Detailed description of the Statistical Classification
75. Describe the structure of the classification, including the number of Levels, their names, the number of Classification Items at each Level, the structure of the codes and the relationship between the codes used at the different Levels.
76. Describe the manner in which information is presented. What elements can the user find in the definitions of each Level of the Statistical Classification? Are all available examples presented in the main text or are some only in the index?
Background for the creation of this Statistical Classification
77. Identify the previous version of the Statistical Classification if relevant, as well as the reasons for the update. The revision process could be described, including any consultations that occurred.
Relationship of this Statistical Classification to other Statistical Classifications
78. Identify other Statistical Classifications that classify related subject matter and discuss how they relate to each other. For example, a classification of occupations might include in its introduction discussion of the relationship of this classification to classifications of industry or class of worker. The introduction to an industry classification might include its relationship to classifications of products.
Other Statistical Classifications applicable to the same subject matter
79. Identify other classifications that refer to the same subject matter in order to alert users to options available for coding and analysis.
Relationship of this Statistical Classification to relevant international standard classifications
80. Identify any related international standards and discuss: the degree to which this classification is coherent with the international standard; the nature of any differences; and, the reasons for such differences.
Summary of changes from the previous version
81. Summarize the changes from the previous version. The information provided here would not be as specific as that in the Correspondence Table but would summarize, for example, the number of new Classification Items at each Level, the number of Classification Items at each Level that were collapsed, the extent to which new Classification Index Entries have been added, the extent to which definitions or Designations have been revised, and identification of any particular sections of the previous Statistical Classification that were more extensively revised.
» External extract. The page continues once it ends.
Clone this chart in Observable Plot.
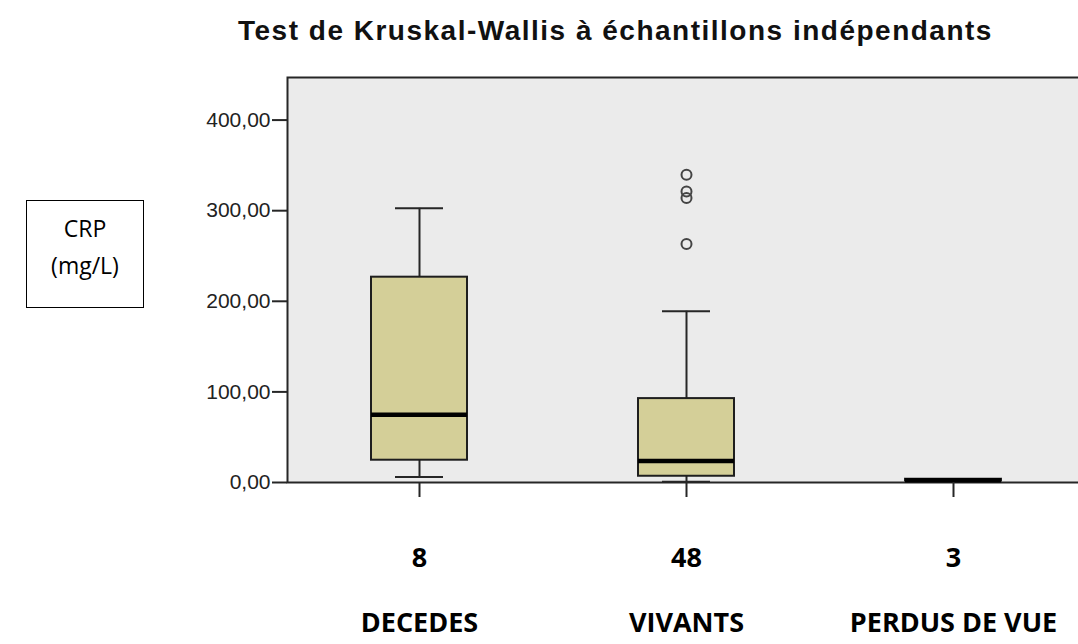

82. Identify the criteria on which units have been grouped together in this Statistical Classification.
83. If different classification criteria are used, or given primacy, at different levels of the Statistical Classification, this should be discussed. For example, in Canada's National Occupational Classification, the main classification criteria are skill level and skill type. While both criteria apply at the unit group and minor group levels, the major group level is defined by skill type only.
84. If certain criteria apply only in specific parts of the classification, this should be discussed. For example, in Canada's National Occupational Classification, industry is used as a classification criterion but only in areas of the classification where it could be relevant to users, such as areas referring to industry-specific occupations where internal progression ladders are typical.
Objects / units classified
85. Identify here the nature of the Unit Type to which this classification can be applied. This may require definition of the Unit Type, such as "enterprise", and the specification of criteria for identifying a unit.
86. Include here discussion of the Unit Types to which the classification can be directly applied as well as those to which it is typically applied indirectly. For example, a classification of occupations classifies jobs. However, it is typically used to classify people on the basis of some job to which they are associated. This could be, for example, their current job, their most recent job or, for those with more than one job, the job at which they work the most hours per week.
The classification Concept
87. Identify the underlying Concept that is measured/described by this Statistical Classification. Define this Concept and provide any relevant clarifications regarding the scope of the coverage of the Concept provided by the classification. For example, the introduction of an occupational classification could clarify whether subsistence economic activity is included in its conceptual coverage and the extent to which unpaid activity, such as housework and child care, are included.
Information required for coding
88. Discuss here the information required about a particular Unit Type in order to classify it. For example, to classify a person's job it is necessary to have information about their job title and about the main duties they perform. It can also be helpful to know the industry in which the person is working, the level of education they have attained and their field of study.
How to use the Statistical Classification in coding
89. Describe how best to use the Statistical Classification to apply codes to particular Units. For example, discuss here whether, or under what circumstances, coders should start at the most highly aggregated Level and make a series of choices to work down the classification to find the best detailed Level code for a particular observed Unit.
90. Discuss the relative primacy to give to competing pieces of information, such as job title versus duties performed.
91. Discuss here any specific rules related to applying the Statistical Classification in coding. This can include, for example, how to code double responses to a question about occupation title or main field of study, or how to code enterprises that are engaged in multiple activities.
92. Describe any rules that apply to specific parts of the Statistical Classification. For example, the introduction for an occupational classification could describe rules for classifying to management occupations as opposed to supervisory occupations.
93. Discuss any rules or principles that have been developed to facilitate the implementation of specific Classification Items. For example, the introduction to an industry classification could discuss the conditions under which production units engaged in e-commerce are to be coded to sales.
94. Present the structure of any variants known at the time the Statistical Classification is published.
95. Show how they relate to the Statistical Classification and discuss the appropriate contexts in which each variant is to be used.